# Start of MATERIAL

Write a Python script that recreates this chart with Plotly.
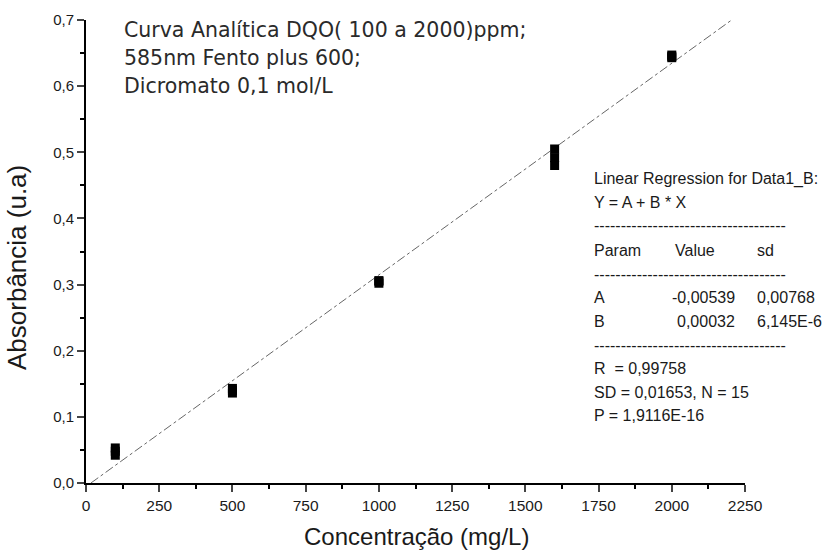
import plotly.graph_objects as go
import numpy as np

# Data (mg/L vs absorbance), 3 replicates per level
conc = [100, 100, 100, 500, 500, 500, 1000, 1000, 1000, 1600, 1600, 1600, 2000, 2000, 2000]
absb = [0.042, 0.048, 0.053, 0.136, 0.140, 0.143, 0.302, 0.305, 0.306, 0.480, 0.492, 0.505, 0.643, 0.645, 0.647]

# Regression parameters
A = -0.00539
B = 0.00032
fit_x = [17, 2250]

x_ticks = [0, 250, 500, 750, 1000, 1250, 1500, 1750, 2000, 2250]
y_ticks = [0.0, 0.1, 0.2, 0.3, 0.4, 0.5, 0.6, 0.7]
y_ticktext = ["0,0", "0,1", "0,2", "0,3", "0,4", "0,5", "0,6", "0,7"]

title_lines = ["Curva Analítica DQO( 100 a 2000)ppm;", "585nm Fento plus 600;", "Dicromato 0,1 mol/L"]

fig = go.Figure()
fx = np.array(fit_x, dtype=float)
fig.add_trace(go.Scatter(x=fx, y=A + B * fx, mode="lines",
                         line=dict(color="#666666", width=1, dash="dashdot"),
                         showlegend=False, hoverinfo="skip"))
fig.add_trace(go.Scatter(x=conc, y=absb, mode="markers",
                         marker=dict(symbol="square", size=9, color="black"),
                         showlegend=False))

L, R, T, Bm = 86, 84, 20, 68
W, H = 829, 551
pw, ph = W - L - R, H - T - Bm

def px(xp):
    return (xp - L) / pw

def py(yp):
    return (H - Bm - yp) / ph

font = "Liberation Sans, Arial, sans-serif"
wide = "DejaVu Sans, Verdana, sans-serif"
ink = "#1a1a1a"
annots = []
for i, t in enumerate(title_lines):
    annots.append(dict(x=px(122), y=py([30, 58, 86][i]), xref="paper", yref="paper", text=t,
                       showarrow=False, xanchor="left", yanchor="middle",
                       font=dict(size=20.5, color="#2a2a2a", family=wide)))

reg = [
    (592, 179, "Linear Regression for Data1_B:"),
    (592, 202, "Y = A + B * X"),
    (592, 226, "------------------------------------"),
    (592, 250, "Param"), (673, 250, "Value"), (755, 250, "sd"),
    (592, 274, "------------------------------------"),
    (592, 297, "A"), (670, 297, "-0,00539"), (755, 297, "0,00768"),
    (592, 321, "B"), (675, 321, "0,00032"), (755, 321, "6,145E-6"),
    (592, 345, "------------------------------------"),
    (592, 368, "R  = 0,99758"),
    (592, 392, "SD = 0,01653, N = 15"),
    (592, 415, "P = 1,9116E-16"),
]
for xp, yp, t in reg:
    annots.append(dict(x=px(xp), y=py(yp), xref="paper", yref="paper", text=t,
                       showarrow=False, xanchor="left", yanchor="middle",
                       font=dict(size=16, color=ink, family=font)))

# axis titles as annotations for exact placement
annots.append(dict(x=px(416), y=py(536), xref="paper", yref="paper", text="Concentração (mg/L)",
                   showarrow=False, xanchor="center", yanchor="middle",
                   font=dict(size=24, color=ink, family=font)))
annots.append(dict(x=px(17), y=py(268), xref="paper", yref="paper", text="Absorbância (u.a)",
                   showarrow=False, xanchor="center", yanchor="middle", textangle=-90,
                   font=dict(size=26, color=ink, family=font)))

fig.update_layout(
    width=W, height=H,
    margin=dict(l=L, r=R, t=T, b=Bm, autoexpand=False),
    plot_bgcolor="white", paper_bgcolor="white",
    font=dict(family=font, color=ink),
    annotations=annots,
    xaxis=dict(range=[0, 2250], tickvals=x_ticks, ticks="outside", ticklen=7, tickwidth=1.5,
               showline=True, linecolor="black", linewidth=1.8, showgrid=False, zeroline=False,
               automargin=False, tickfont=dict(size=15.5, color=ink),
               minor=dict(ticks="outside", ticklen=4, dtick=125, tick0=0, tickcolor="black", tickwidth=1.5)),
    yaxis=dict(range=[0, 0.7], tickvals=y_ticks, ticktext=y_ticktext, ticks="outside", ticklen=7,
               tickwidth=1.5, showline=True, linecolor="black", linewidth=1.8, showgrid=False,
               zeroline=False, automargin=False, tickfont=dict(size=15, color=ink),
               minor=dict(ticks="outside", ticklen=4, dtick=0.05, tick0=0, tickcolor="black", tickwidth=1.5)),
)

fig.write_html("out.html", config={"displayModeBar": False},
               post_script="document.body.style.margin='0';document.body.style.padding='0';")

# End of MATERIAL

PROBLEM STATEMENT: Restate the data above word for word. Skip every picture.

SOLUTION FOR THIS TASK:
Write a Python script that recreates this chart with Plotly.
import plotly.graph_objects as go
import numpy as np

# Data (mg/L vs absorbance), 3 replicates per level
conc = [100, 100, 100, 500, 500, 500, 1000, 1000, 1000, 1600, 1600, 1600, 2000, 2000, 2000]
absb = [0.042, 0.048, 0.053, 0.136, 0.140, 0.143, 0.302, 0.305, 0.306, 0.480, 0.492, 0.505, 0.643, 0.645, 0.647]

# Regression parameters
A = -0.00539
B = 0.00032
fit_x = [17, 2250]

x_ticks = [0, 250, 500, 750, 1000, 1250, 1500, 1750, 2000, 2250]
y_ticks = [0.0, 0.1, 0.2, 0.3, 0.4, 0.5, 0.6, 0.7]
y_ticktext = ["0,0", "0,1", "0,2", "0,3", "0,4", "0,5", "0,6", "0,7"]

title_lines = ["Curva Analítica DQO( 100 a 2000)ppm;", "585nm Fento plus 600;", "Dicromato 0,1 mol/L"]

fig = go.Figure()
fx = np.array(fit_x, dtype=float)
fig.add_trace(go.Scatter(x=fx, y=A + B * fx, mode="lines",
                         line=dict(color="#666666", width=1, dash="dashdot"),
                         showlegend=False, hoverinfo="skip"))
fig.add_trace(go.Scatter(x=conc, y=absb, mode="markers",
                         marker=dict(symbol="square", size=9, color="black"),
                         showlegend=False))

L, R, T, Bm = 86, 84, 20, 68
W, H = 829, 551
pw, ph = W - L - R, H - T - Bm

def px(xp):
    return (xp - L) / pw

def py(yp):
    return (H - Bm - yp) / ph

font = "Liberation Sans, Arial, sans-serif"
wide = "DejaVu Sans, Verdana, sans-serif"
ink = "#1a1a1a"
annots = []
for i, t in enumerate(title_lines):
    annots.append(dict(x=px(122), y=py([30, 58, 86][i]), xref="paper", yref="paper", text=t,
                       showarrow=False, xanchor="left", yanchor="middle",
                       font=dict(size=20.5, color="#2a2a2a", family=wide)))

reg = [
    (592, 179, "Linear Regression for Data1_B:"),
    (592, 202, "Y = A + B * X"),
    (592, 226, "------------------------------------"),
    (592, 250, "Param"), (673, 250, "Value"), (755, 250, "sd"),
    (592, 274, "------------------------------------"),
    (592, 297, "A"), (670, 297, "-0,00539"), (755, 297, "0,00768"),
    (592, 321, "B"), (675, 321, "0,00032"), (755, 321, "6,145E-6"),
    (592, 345, "------------------------------------"),
    (592, 368, "R  = 0,99758"),
    (592, 392, "SD = 0,01653, N = 15"),
    (592, 415, "P = 1,9116E-16"),
]
for xp, yp, t in reg:
    annots.append(dict(x=px(xp), y=py(yp), xref="paper", yref="paper", text=t,
                       showarrow=False, xanchor="left", yanchor="middle",
                       font=dict(size=16, color=ink, family=font)))

# axis titles as annotations for exact placement
annots.append(dict(x=px(416), y=py(536), xref="paper", yref="paper", text="Concentração (mg/L)",
                   showarrow=False, xanchor="center", yanchor="middle",
                   font=dict(size=24, color=ink, family=font)))
annots.append(dict(x=px(17), y=py(268), xref="paper", yref="paper", text="Absorbância (u.a)",
                   showarrow=False, xanchor="center", yanchor="middle", textangle=-90,
                   font=dict(size=26, color=ink, family=font)))

fig.update_layout(
    width=W, height=H,
    margin=dict(l=L, r=R, t=T, b=Bm, autoexpand=False),
    plot_bgcolor="white", paper_bgcolor="white",
    font=dict(family=font, color=ink),
    annotations=annots,
    xaxis=dict(range=[0, 2250], tickvals=x_ticks, ticks="outside", ticklen=7, tickwidth=1.5,
               showline=True, linecolor="black", linewidth=1.8, showgrid=False, zeroline=False,
               automargin=False, tickfont=dict(size=15.5, color=ink),
               minor=dict(ticks="outside", ticklen=4, dtick=125, tick0=0, tickcolor="black", tickwidth=1.5)),
    yaxis=dict(range=[0, 0.7], tickvals=y_ticks, ticktext=y_ticktext, ticks="outside", ticklen=7,
               tickwidth=1.5, showline=True, linecolor="black", linewidth=1.8, showgrid=False,
               zeroline=False, automargin=False, tickfont=dict(size=15, color=ink),
               minor=dict(ticks="outside", ticklen=4, dtick=0.05, tick0=0, tickcolor="black", tickwidth=1.5)),
)

fig.write_html("out.html", config={"displayModeBar": False},
               post_script="document.body.style.margin='0';document.body.style.padding='0';")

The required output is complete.